The first page of a fifteen-page table of property acquisitions and temporary easements required if Rt. 347 is widened. From Rt. 347 Final Environmental Impact Statement.
Increasingly, the New York State Dept. of Transportation (NYSDOT) and its regional offices are acknowledging the need for a more smart growth oriented and sustainable transportation policy. For Long Island’s Region 10, that process has included meeting with local advocates and elected officials. One upcoming test for Region 10 will be how it deals with Route 347, which is scheduled for an old-school widening project next year.

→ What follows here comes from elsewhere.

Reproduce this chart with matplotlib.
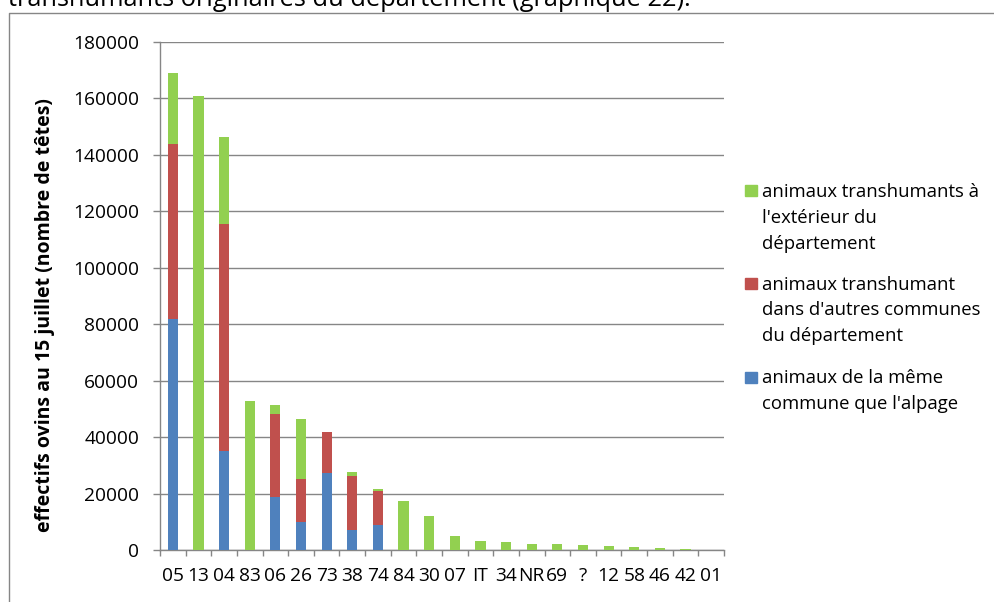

A nearly $400 million proposal to widen a 15-mile stretch of Route 347 from the 454/347 split to Route 25A through the Towns of Smithtown, Islip and Brookhaven on Long Island, has been on the drawing boards for over ten years; a Final Environmental Impact Statement (FEIS) was finally released last summer. Faced with steadfast community opposition since the initial stages of the project (See MTR #s 278, 368, 537), Region 10 has continued to push a plan that, if ultimately completed, will do nothing over the long term to mitigate congestion for Long Island residents.
The current plan includes adding a lane in each direction for the entire stretch of the project, as well as increasing turn radii at several intersections along the affected corridor. This would create an even more dangerous pedestrian and cycling environment in an area that has already been deemed hostile towards these modes of transportation. The plan also requires enough full and partial property acquisitions to fill a fifteen-page table (which also includes temporary easements) in the FEIS.
The plan does not address the root cause of congestion in the corridor — land use, specifically auto-centric mall and strip-mall developments around the highway. Data in the FEIS shows that increased traffic on a widened Rt. 347 would quickly re-congest the road. Within twenty years of the widening’s completion, average speeds and delay time per mile on the corridor would be back at 2004 levels.
Groups like Tri-State, the Long Island Progressive Coalition, Vision Long Island, and the Neighborhood Network have asked Region 10 to consider halting the widening, incorporating land use into any new transportation plan and, if adding an additional lane is deemed necessary, transforming the corridor into a boulevard with design elements such as a separated local traffic lane, landscaped medians, wide sidewalks, street trees and a protected bike lane. Incorporating any of these ideas in a new and improved Route 347 plan would be a boon for smart growth and sustainable transportation policy on Long Island.